Thursday Nov 23, 2023

Traficantes de sinais que persistem entre a escória de cada época, cabe aos livreiros um papel fundamental nas operações de resgate e nesse cultivo de uma esperança que, ao contrário do que se pensa, não nasce de uma visão tranquilizadora e optimista, mas de uma laceração da existência vivida e confrontada depois de se lhe arrancar todos os véus. É precisamente isto o que gera uma irreprimível necessidade de resgate. A esperança é, afinal, um conhecimento completo das coisas, e não apenas de como surgem e são, mas também daquilo em que têm de se converter para se conformarem com a sua realidade mais plena. Aprendemos com os livreiros a respeitar um convívio num tempo mais largo, a reconhecer como há em cada realidade outras potencialidades que podemos explorar além do cárcere do nosso tempo. Como nos diz Claudio Magris, o verdadeiro desencanto é uma forma irónica, melancólica e aguerrida da esperança. O desencanto, que corrige a utopia, reforça esse seu elemento fundamental, que é a crença na possibilidade de, mesmo quando não nos é possível transformar o mundo, existir margem para mudar a vida.
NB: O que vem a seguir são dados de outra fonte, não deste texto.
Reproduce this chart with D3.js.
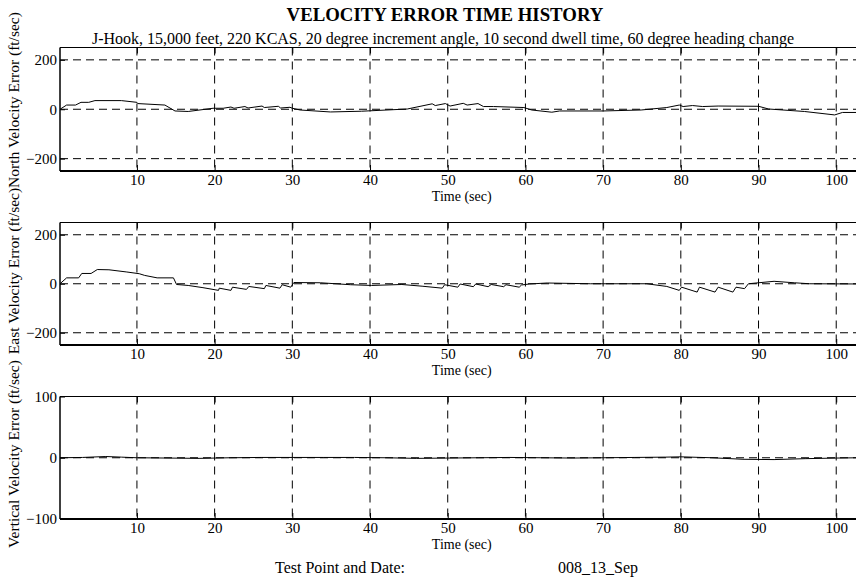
<!DOCTYPE html>
<html>
<head>
<meta charset="utf-8">
<script src="https://cdn.jsdelivr.net/npm/d3@7/dist/d3.min.js"></script>
<style>
  html, body { margin: 0; padding: 0; background: #fff; }
  svg { display: block; font-family: "Liberation Serif", "Times New Roman", serif; }
</style>
</head>
<body>
<svg id="chart" width="856" height="582"></svg>
<script>
// Time axis ticks (sec)
const timeTicks = [10, 20, 30, 40, 50, 60, 70, 80, 90, 100];

// North velocity error (ft/sec) vs time (sec)
const northTime  = [0.1, 0.95, 2.1, 2.8, 3.8, 4.6, 8.0, 10.0, 10.1, 13.6, 14.9, 16.6, 19.8,
  21.1, 22.1, 22.5, 23.9, 24.3, 26.1, 26.4, 28.2, 28.5, 29.7, 30.0, 31.0, 34.9, 38.9, 44.8, 48.0,
  48.4, 49.7, 50.3, 52.0, 52.5, 53.9, 54.6, 55.9, 59.8, 60.8, 63.4, 64.4, 70.0, 74.9, 78.2, 79.8,
  80.3, 81.5, 82.8, 84.8, 90.0, 91.3, 95.9, 99.8, 100.8, 103];
const northError = [0, 17, 17, 28, 28, 35, 35, 28, 23, 17, -7, -9, 4,
  4, 9, 4, 11, 5, 13, 7, 12, 5, 8, 4, -3, -11, -8, 1, 22,
  15, 23, 13, 24, 17, 23, 11, 11, 7, -3, -12, -7, -7, -3, 7, 17,
  11, 15, 11, 13, 12, 1, -9, -23, -13, -13];

// East velocity error (ft/sec) vs time (sec)
const eastTime  = [0.1, 0.95, 2.5, 2.9, 4.1, 4.9, 6.4, 8.7, 10.3, 11.0, 12.6, 14.7, 15.1, 16.6, 18.5, 20.5,
  20.6, 22.1, 22.3, 24.1, 24.4, 26.4, 26.6, 28.4, 28.7, 29.8, 30.2, 33.6, 37.5, 40.2, 44.1, 46.7, 49.3,
  49.6, 51.3, 51.6, 53.3, 53.6, 55.2, 55.6, 57.2, 57.5, 59.2, 59.5, 60.5, 62.8, 68.4, 75.6, 78.2, 79.8,
  80.1, 82.1, 82.4, 84.4, 84.8, 86.7, 87.1, 88.2, 88.7, 90.0, 92.0, 94.6, 96.6, 103];
const eastError = [0, 24, 24, 42, 42, 58, 57, 48, 41, 34, 24, 24, -3, -7, -16, -27,
  -18, -27, -14, -23, -11, -20, -7, -18, -4, -14, 5, 4, -4, -7, -3, -10, -18,
  -4, -14, -1, -12, -1, -12, -3, -12, -4, -14, -5, -1, 3, 0, 0, -11, -27,
  -14, -34, -14, -34, -14, -34, -14, -20, 0, 4, 10, 4, 0, -1];

// Vertical velocity error (ft/sec) vs time (sec)
const vertTime  = [0.1, 3, 6, 8, 10, 14, 18, 22, 26, 30, 34, 38, 42, 46, 50, 54, 58, 62, 66, 70,
  74, 78, 80, 84, 88, 92, 96, 100, 103];
const vertError = [0, 0.5, 2, 1, 0, -0.5, -1, 0, 0.5, 0.5, 0.5, 0.5, 0, -1, -0.5, 0, 0.5, 0, -0.5, 0,
  0.5, 1, 1.5, 0, -2.5, -3, -1.5, -0.5, 0];

const northTicks = [200, 0, -200];
const eastTicks  = [200, 0, -200];
const vertTicks  = [100, 0, -100];

const titleText    = "VELOCITY ERROR TIME HISTORY";
const subtitleText = "J-Hook, 15,000 feet, 220 KCAS, 20 degree increment angle, 10 second dwell time, 60 degree heading change";
const footLabel    = "Test Point and Date:";
const footValue    = "008_13_Sep";

const svg = d3.select("#chart");
const W = 856;

const x = d3.scaleLinear().domain([0.1, 103]).range([60, 60 + 102.9 * 7.77]);

svg.append("text")
  .attr("x", 445).attr("y", 21)
  .attr("text-anchor", "middle")
  .attr("font-weight", "bold")
  .attr("font-size", 18.8)
  .text(titleText);

svg.append("text")
  .attr("x", 443).attr("y", 44)
  .attr("text-anchor", "middle")
  .attr("font-size", 16)
  .text(subtitleText);

const panels = [
  { top: 47.5, bottom: 171, domain: [-250, 250], ticks: northTicks, t: northTime, v: northError,
    label: "North Velocity Error (ft/sec)", labelY: 100 },
  { top: 222.5, bottom: 345, domain: [-250, 250], ticks: eastTicks, t: eastTime, v: eastError,
    label: "East Velocity Error (ft/sec)", labelY: 271 },
  { top: 396.5, bottom: 519, domain: [-100, 100], ticks: vertTicks, t: vertTime, v: vertError,
    label: "Vertical Velocity Error (ft/sec)", labelY: 454 }
];

panels.forEach(p => {
  const y = d3.scaleLinear().domain(p.domain).range([p.bottom, p.top]);
  const g = svg.append("g");

  // dashed grid
  g.append("g").selectAll("line").data(p.ticks.filter(d => d > p.domain[0] && d < p.domain[1]))
    .join("line")
    .attr("x1", 60).attr("x2", W)
    .attr("y1", d => y(d)).attr("y2", d => y(d))
    .attr("stroke", "#000").attr("stroke-width", 1)
    .attr("stroke-dasharray", "8,5");
  g.append("g").selectAll("line").data(timeTicks)
    .join("line")
    .attr("x1", d => x(d)).attr("x2", d => x(d))
    .attr("y1", p.top).attr("y2", p.bottom)
    .attr("stroke", "#000").attr("stroke-width", 1)
    .attr("stroke-dasharray", "8,6");

  // data line
  const pts = p.t.map((t, i) => [t, p.v[i]]);
  g.append("path")
    .datum(pts)
    .attr("fill", "none")
    .attr("stroke", "#000")
    .attr("stroke-width", 1)
    .attr("d", d3.line().x(d => x(d[0])).y(d => y(d[1])));

  // frame: top, left, bottom
  g.append("line").attr("x1", 60).attr("x2", W).attr("y1", p.top).attr("y2", p.top)
    .attr("stroke", "#000").attr("stroke-width", 1.2);
  g.append("line").attr("x1", 60).attr("x2", W).attr("y1", p.bottom).attr("y2", p.bottom)
    .attr("stroke", "#000").attr("stroke-width", 2);
  g.append("line").attr("x1", 60).attr("x2", 60).attr("y1", p.top).attr("y2", p.bottom)
    .attr("stroke", "#000").attr("stroke-width", 1.5);

  // x axis (ticks inward, labels below)
  const xAxis = d3.axisBottom(x).tickValues(timeTicks).tickSize(-6).tickPadding(3.5)
    .tickFormat(d3.format("d"));
  const xa = g.append("g").attr("transform", `translate(0,${p.bottom})`).call(xAxis);
  xa.select(".domain").remove();
  xa.selectAll("text").attr("font-size", 15).attr("font-family", "Liberation Serif");

  // top ticks inward
  const xTop = d3.axisTop(x).tickValues(timeTicks).tickSize(-6).tickFormat("");
  const xt = g.append("g").attr("transform", `translate(0,${p.top})`).call(xTop);
  xt.select(".domain").remove();

  // y axis
  const yAxis = d3.axisLeft(y).tickValues(p.ticks).tickSize(-5).tickPadding(3)
    .tickFormat(d3.format("d"));
  const ya = g.append("g").attr("transform", "translate(60,0)").call(yAxis);
  ya.select(".domain").remove();
  ya.selectAll("text").attr("font-size", 15).attr("font-family", "Liberation Serif");

  g.append("text")
    .attr("x", x(50) + 14).attr("y", p.bottom + 30)
    .attr("text-anchor", "middle")
    .attr("font-size", 14)
    .text("Time (sec)");

  g.append("text")
    .attr("transform", `translate(19,${p.labelY}) rotate(-90)`)
    .attr("text-anchor", "middle")
    .attr("font-size", 15.5)
    .text(p.label);
});

svg.append("text").attr("x", 275).attr("y", 573).attr("font-size", 16).text(footLabel);
svg.append("text").attr("x", 558).attr("y", 573).attr("font-size", 16).text(footValue);
</script>
</body>
</html>
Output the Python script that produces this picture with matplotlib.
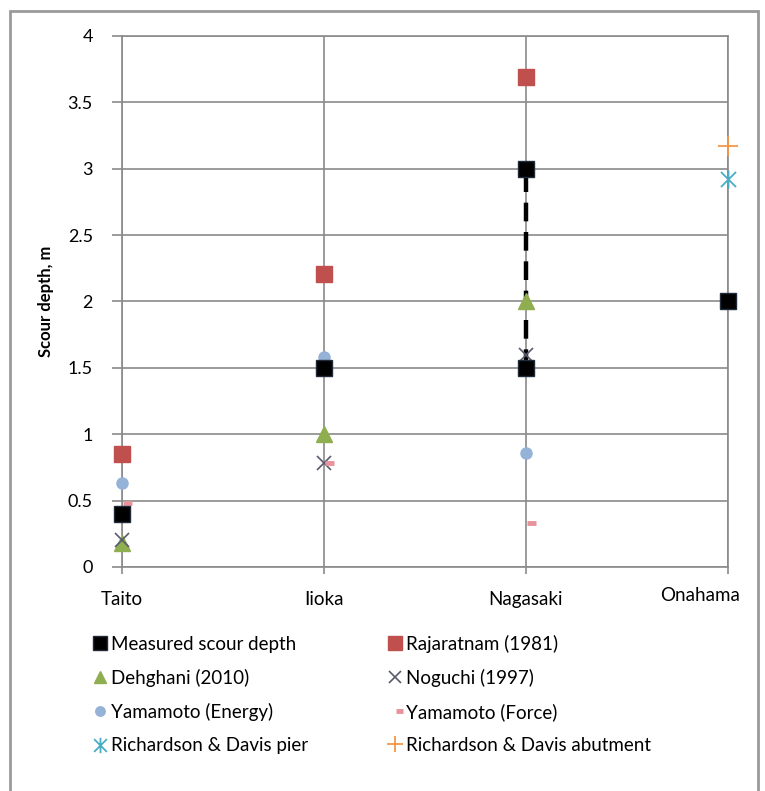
import numpy as np
import matplotlib

matplotlib.use("Agg")
import matplotlib.pyplot as plt
from matplotlib.path import Path
from matplotlib.patches import Rectangle
from matplotlib.transforms import ScaledTranslation

# ================= data =================
sites = ["Taito", "Iioka", "Nagasaki", "Onahama"]
site_x = [0, 1, 2, 3]

measured_x = [0, 1, 2, 2, 3]
measured_y = [0.4, 1.5, 1.5, 3.0, 2.0]

rajaratnam_x = [0, 1, 2]
rajaratnam_y = [0.85, 2.21, 3.69]

dehghani_x = [0, 1, 2]
dehghani_y = [0.18, 1.0, 2.0]

noguchi_x = [0, 1, 2]
noguchi_y = [0.2, 0.78, 1.6]

yam_energy_x = [0, 1, 2]
yam_energy_y = [0.63, 1.58, 0.86]

yam_force_x = [0, 1, 2]
yam_force_y = [0.48, 0.78, 0.33]

rd_pier_x = [3]
rd_pier_y = [2.92]

rd_abut_x = [3]
rd_abut_y = [3.17]

y_ticks = [0, 0.5, 1, 1.5, 2, 2.5, 3, 3.5, 4]
y_ticklabels = ["0", "0.5", "1", "1.5", "2", "2.5", "3", "3.5", "4"]

# ================= style =================
plt.rcParams.update({
    "font.family": ["Lato", "DejaVu Sans"],
    "font.size": 13,
})

GRID = "#8a8a8a"

# marker shapes
dash_right = Path([(0.1, 0.0), (1.0, 0.0)], [Path.MOVETO, Path.LINETO])
star_path = Path(
    [(-1, -1), (1, 1), (-1, 1), (1, -1), (0, -1.2), (0, 1.2)],
    [Path.MOVETO, Path.LINETO, Path.MOVETO, Path.LINETO, Path.MOVETO, Path.LINETO],
)

fig = plt.figure(figsize=(7.65, 7.91), dpi=100)
ax = fig.add_axes([0.1595, 0.2832, 0.7921, 0.6713])

# outer chart border
fig.patches.append(Rectangle((10 / 765, -0.01), 748 / 765, 1 - 11 / 791 + 0.01,
                             transform=fig.transFigure, fill=False,
                             edgecolor="#9a9a9a", lw=2.0))

# grid
for yv in y_ticks:
    ax.axhline(yv, color=GRID, lw=1.2, zorder=1)
for xv in site_x:
    ax.axvline(xv, color=GRID, lw=1.2, zorder=1)

# dashed link between the two measured Nagasaki values
nag = [i for i, xv in enumerate(measured_x) if xv == 2]
ax.plot([measured_x[i] for i in nag], [measured_y[i] for i in nag],
        color="black", lw=3.2, ls=(0, (4.2, 2.4)), zorder=2)

common = dict(ls="none", clip_on=False)
h = []
h.append(ax.plot(measured_x, measured_y, marker="s", ms=11.5,
                 mfc="black", mec="#1f2a3a", mew=1.0, zorder=5,
                 label="Measured scour depth", **common)[0])
h.append(ax.plot(rajaratnam_x, rajaratnam_y, marker="s", ms=11.5,
                 mfc="#c0504d", mec="#c0504d", zorder=4,
                 label="Rajaratnam (1981)", **common)[0])
h.append(ax.plot(dehghani_x, dehghani_y, marker="^", ms=11,
                 mfc="#8fae4f", mec="#8fae4f", zorder=4,
                 label="Dehghani (2010)", **common)[0])
h.append(ax.plot(noguchi_x, noguchi_y, marker="x", ms=10,
                 mec="#5a5a6e", mew=1.2, zorder=4,
                 label="Noguchi (1997)", **common)[0])
h.append(ax.plot(yam_energy_x, yam_energy_y, marker="o", ms=8,
                 mfc="#95b3d7", mec="#95b3d7", zorder=4,
                 label="Yamamoto (Energy)", **common)[0])
h.append(ax.plot(yam_force_x, yam_force_y, marker=dash_right, ms=14,
                 mec="#e6939b", mew=3.5, zorder=4,
                 label="Yamamoto (Force)", **common)[0])
h.append(ax.plot(rd_pier_x, rd_pier_y, marker=star_path, ms=13,
                 mec="#4bacc6", mew=1.3, zorder=4,
                 label="Richardson & Davis pier", **common)[0])
h.append(ax.plot(rd_abut_x, rd_abut_y, marker="+", ms=14,
                 mec="#f79646", mew=1.3, zorder=4,
                 label="Richardson & Davis abutment", **common)[0])

ax.set_xlim(0, 3)
ax.set_ylim(0, 4)
ax.set_yticks(y_ticks)
ax.set_yticklabels(y_ticklabels)
ax.set_xticks(site_x)
ax.set_xticklabels(sites)
ax.tick_params(axis="y", length=7, width=1.2, color=GRID, pad=14, labelsize=13)
ax.tick_params(axis="x", length=5, width=1.2, color=GRID, pad=12, labelsize=13.5)
# Onahama label sits a bit left/up as in the original
lbls = ax.get_xticklabels()
lbls[-1].set_transform(lbls[-1].get_transform()
                       + ScaledTranslation(-0.28, 0.04, fig.dpi_scale_trans))

for s in ax.spines.values():
    s.set_color(GRID)
    s.set_linewidth(1.2)

ax.set_ylabel("Scour depth, m", fontsize=12, fontweight="bold", labelpad=10)

# legend is read row by row: reorder for matplotlib's column-wise filling
order = [0, 2, 4, 6, 1, 3, 5, 7]
fig.legend(handles=[h[i] for i in order], loc="upper left",
           bbox_to_anchor=(85 / 765, 1 - 627 / 791),
           ncol=2, frameon=False, fontsize=13.5, handlelength=0.8,
           handletextpad=0.2, columnspacing=4.2, labelspacing=0.86,
           markerscale=0.85, borderaxespad=0)

fig.savefig("out.png", dpi=100)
Se uma voz nos diz que a vida não tem sentido, é possível encontrar por vezes no seu timbre profundo o próprio eco desse sentido. Essa é a forma de persistência de algumas obras, sendo próprio da poesia essa capacidade de representar as contradições sem resolvê-las conceptualmente, mas compondo-as numa unidade superior, elusiva e musical. Continuamos a dar corda à epopeia que nos resta, sabendo que faz parte dessa busca ir recuperando forças nas poucas livrarias que escapam ao modelo de grande superfície franchisada, aquelas cujas prateleiras não estão ocupadas pelo ranço daquilo a que os vendedores chamam novidades. Depois de uma larga temporada no Largo da Misericórdia, antes de Lisboa se ter transformado em mais outro inferninho turístico, depois de dois anos na Avenida Elias Garcia, aquele que é um dos nossos livreiros mais empenhados nesse tráfico galante aceitou o convite de José Pinho e ocupa, desde há uns anos, o espaço de uma antiga adega, em Óbidos. Um generoso covil na província, onde Luís Gomes deixa que o tempo afine uma ideia de eternidade, que, longe de ser um bairro de deuses, é antes um modo de extravasar todos os vasos, qualquer forma mimando o seu descanso, é uma inquietação essencial, em todos os sentidos, em todas as direcções.